▸ **Stated problem**
Set the lines down again exactly, first line through the line that contains "IMPIEGHI LORDI INDUSTRIA", with no pictures.

▸ **Provided material**
● ● ● ●

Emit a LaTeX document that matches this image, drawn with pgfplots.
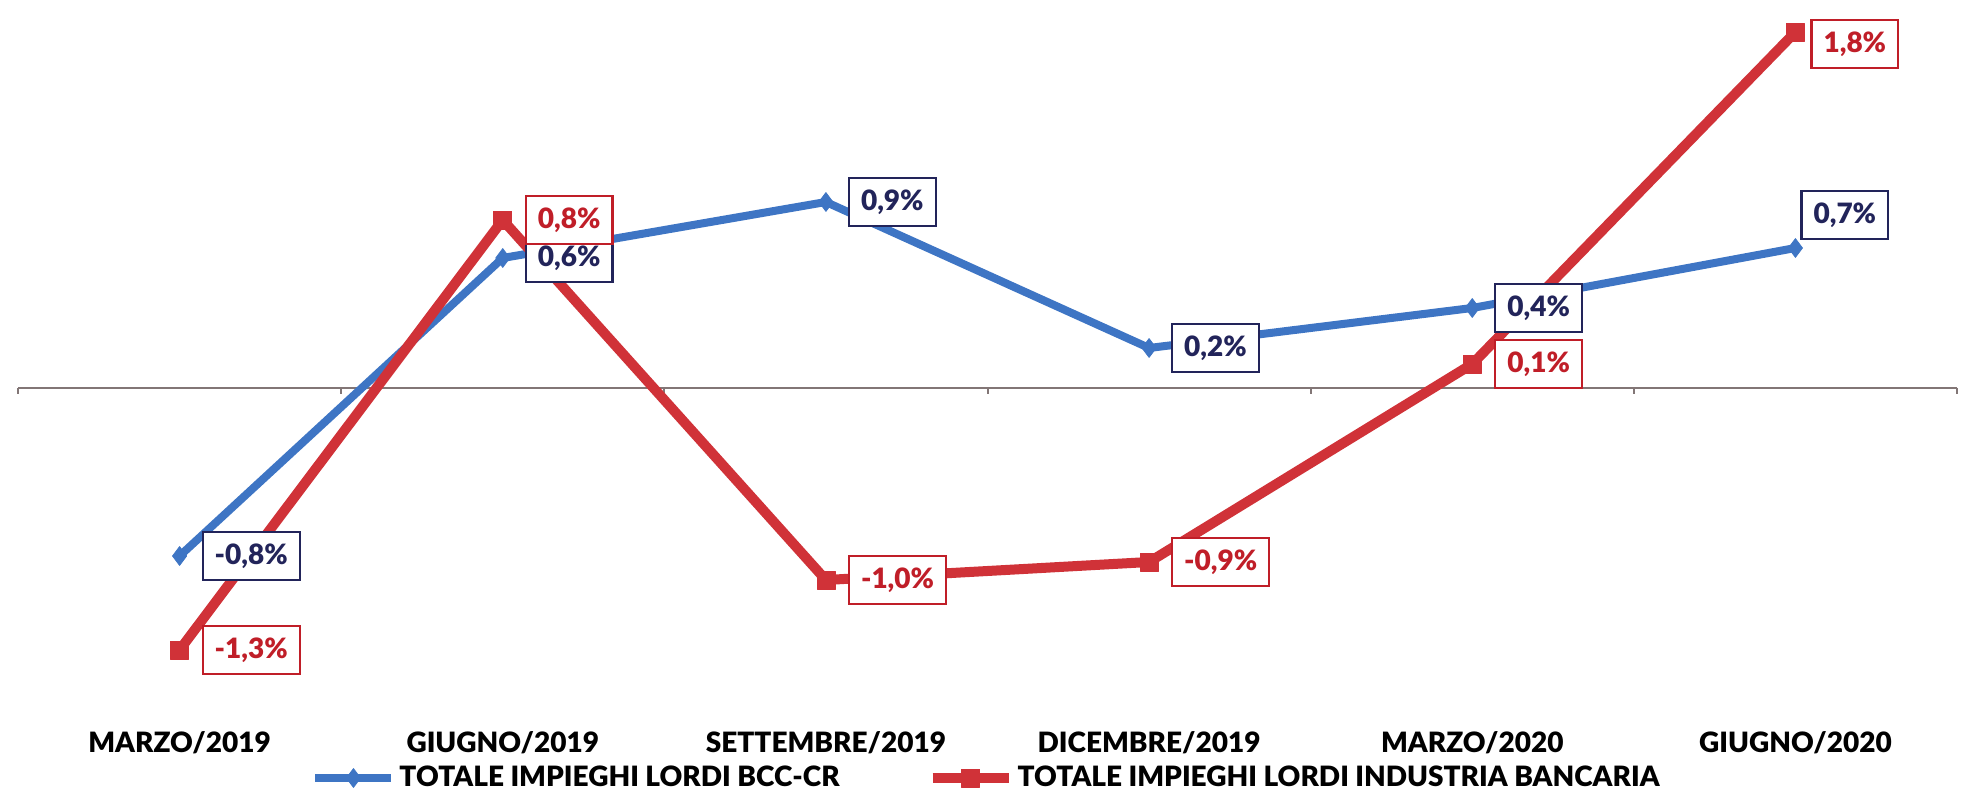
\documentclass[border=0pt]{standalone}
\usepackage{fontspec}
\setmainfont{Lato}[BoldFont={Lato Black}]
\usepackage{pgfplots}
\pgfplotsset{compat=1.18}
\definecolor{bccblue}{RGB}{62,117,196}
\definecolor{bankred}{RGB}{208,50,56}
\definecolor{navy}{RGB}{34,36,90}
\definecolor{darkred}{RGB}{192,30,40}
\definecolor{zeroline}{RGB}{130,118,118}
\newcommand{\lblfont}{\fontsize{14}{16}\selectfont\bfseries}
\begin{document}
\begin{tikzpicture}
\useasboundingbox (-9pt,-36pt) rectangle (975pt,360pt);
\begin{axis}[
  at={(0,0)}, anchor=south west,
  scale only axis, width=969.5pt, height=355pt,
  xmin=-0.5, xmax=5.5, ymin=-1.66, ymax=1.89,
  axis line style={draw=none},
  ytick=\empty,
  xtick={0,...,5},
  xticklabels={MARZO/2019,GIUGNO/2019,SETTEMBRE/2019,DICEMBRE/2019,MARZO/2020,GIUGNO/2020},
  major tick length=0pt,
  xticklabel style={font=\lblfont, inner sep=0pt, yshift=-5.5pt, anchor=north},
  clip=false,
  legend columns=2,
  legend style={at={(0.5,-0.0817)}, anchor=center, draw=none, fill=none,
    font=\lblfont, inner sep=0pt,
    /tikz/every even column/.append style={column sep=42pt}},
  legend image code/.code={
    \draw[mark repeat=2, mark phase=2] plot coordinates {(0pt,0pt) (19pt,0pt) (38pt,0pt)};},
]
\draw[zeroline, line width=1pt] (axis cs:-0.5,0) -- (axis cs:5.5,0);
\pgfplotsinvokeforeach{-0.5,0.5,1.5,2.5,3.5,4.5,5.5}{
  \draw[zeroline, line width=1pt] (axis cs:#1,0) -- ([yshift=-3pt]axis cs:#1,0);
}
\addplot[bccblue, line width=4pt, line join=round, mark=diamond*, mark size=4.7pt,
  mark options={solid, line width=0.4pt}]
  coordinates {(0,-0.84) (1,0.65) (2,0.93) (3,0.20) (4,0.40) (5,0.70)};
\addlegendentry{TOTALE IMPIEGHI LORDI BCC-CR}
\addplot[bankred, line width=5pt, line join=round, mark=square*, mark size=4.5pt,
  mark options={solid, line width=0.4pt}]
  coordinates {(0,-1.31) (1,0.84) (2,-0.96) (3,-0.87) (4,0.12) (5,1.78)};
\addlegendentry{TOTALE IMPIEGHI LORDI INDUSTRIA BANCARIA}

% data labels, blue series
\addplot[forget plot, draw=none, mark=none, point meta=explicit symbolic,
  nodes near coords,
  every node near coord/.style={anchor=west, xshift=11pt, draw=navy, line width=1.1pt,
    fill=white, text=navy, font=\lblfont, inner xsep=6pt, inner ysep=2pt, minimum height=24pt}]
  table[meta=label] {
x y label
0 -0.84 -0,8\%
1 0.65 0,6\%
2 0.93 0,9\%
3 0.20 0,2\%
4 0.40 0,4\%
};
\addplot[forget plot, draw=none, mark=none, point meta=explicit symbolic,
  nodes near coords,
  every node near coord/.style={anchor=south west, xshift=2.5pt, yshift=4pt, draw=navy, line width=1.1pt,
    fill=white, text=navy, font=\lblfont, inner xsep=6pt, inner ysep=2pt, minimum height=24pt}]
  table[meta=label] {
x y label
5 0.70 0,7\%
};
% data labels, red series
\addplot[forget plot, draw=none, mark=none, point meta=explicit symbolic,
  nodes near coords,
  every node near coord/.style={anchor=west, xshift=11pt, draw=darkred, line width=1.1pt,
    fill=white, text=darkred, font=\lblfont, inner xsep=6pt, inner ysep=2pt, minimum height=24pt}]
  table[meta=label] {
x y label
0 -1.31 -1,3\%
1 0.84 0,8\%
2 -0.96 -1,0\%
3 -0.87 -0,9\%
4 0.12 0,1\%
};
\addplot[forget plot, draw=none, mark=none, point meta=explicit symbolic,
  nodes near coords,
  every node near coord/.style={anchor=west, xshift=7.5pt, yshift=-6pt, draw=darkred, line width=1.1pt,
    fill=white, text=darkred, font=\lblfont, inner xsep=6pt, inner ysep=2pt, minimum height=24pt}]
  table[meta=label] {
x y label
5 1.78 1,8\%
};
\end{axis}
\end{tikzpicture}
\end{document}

● ● ● ●

▸ **Answer to the problem**
Emit a LaTeX document that matches this image, drawn with pgfplots.
\documentclass[border=0pt]{standalone}
\usepackage{fontspec}
\setmainfont{Lato}[BoldFont={Lato Black}]
\usepackage{pgfplots}
\pgfplotsset{compat=1.18}
\definecolor{bccblue}{RGB}{62,117,196}
\definecolor{bankred}{RGB}{208,50,56}
\definecolor{navy}{RGB}{34,36,90}
\definecolor{darkred}{RGB}{192,30,40}
\definecolor{zeroline}{RGB}{130,118,118}
\newcommand{\lblfont}{\fontsize{14}{16}\selectfont\bfseries}
\begin{document}
\begin{tikzpicture}
\useasboundingbox (-9pt,-36pt) rectangle (975pt,360pt);
\begin{axis}[
  at={(0,0)}, anchor=south west,
  scale only axis, width=969.5pt, height=355pt,
  xmin=-0.5, xmax=5.5, ymin=-1.66, ymax=1.89,
  axis line style={draw=none},
  ytick=\empty,
  xtick={0,...,5},
  xticklabels={MARZO/2019,GIUGNO/2019,SETTEMBRE/2019,DICEMBRE/2019,MARZO/2020,GIUGNO/2020},
  major tick length=0pt,
  xticklabel style={font=\lblfont, inner sep=0pt, yshift=-5.5pt, anchor=north},
  clip=false,
  legend columns=2,
  legend style={at={(0.5,-0.0817)}, anchor=center, draw=none, fill=none,
    font=\lblfont, inner sep=0pt,
    /tikz/every even column/.append style={column sep=42pt}},
  legend image code/.code={
    \draw[mark repeat=2, mark phase=2] plot coordinates {(0pt,0pt) (19pt,0pt) (38pt,0pt)};},
]
\draw[zeroline, line width=1pt] (axis cs:-0.5,0) -- (axis cs:5.5,0);
\pgfplotsinvokeforeach{-0.5,0.5,1.5,2.5,3.5,4.5,5.5}{
  \draw[zeroline, line width=1pt] (axis cs:#1,0) -- ([yshift=-3pt]axis cs:#1,0);
}
\addplot[bccblue, line width=4pt, line join=round, mark=diamond*, mark size=4.7pt,
  mark options={solid, line width=0.4pt}]
  coordinates {(0,-0.84) (1,0.65) (2,0.93) (3,0.20) (4,0.40) (5,0.70)};
\addlegendentry{TOTALE IMPIEGHI LORDI BCC-CR}
\addplot[bankred, line width=5pt, line join=round, mark=square*, mark size=4.5pt,
  mark options={solid, line width=0.4pt}]
  coordinates {(0,-1.31) (1,0.84) (2,-0.96) (3,-0.87) (4,0.12) (5,1.78)};
\addlegendentry{TOTALE IMPIEGHI LORDI INDUSTRIA BANCARIA}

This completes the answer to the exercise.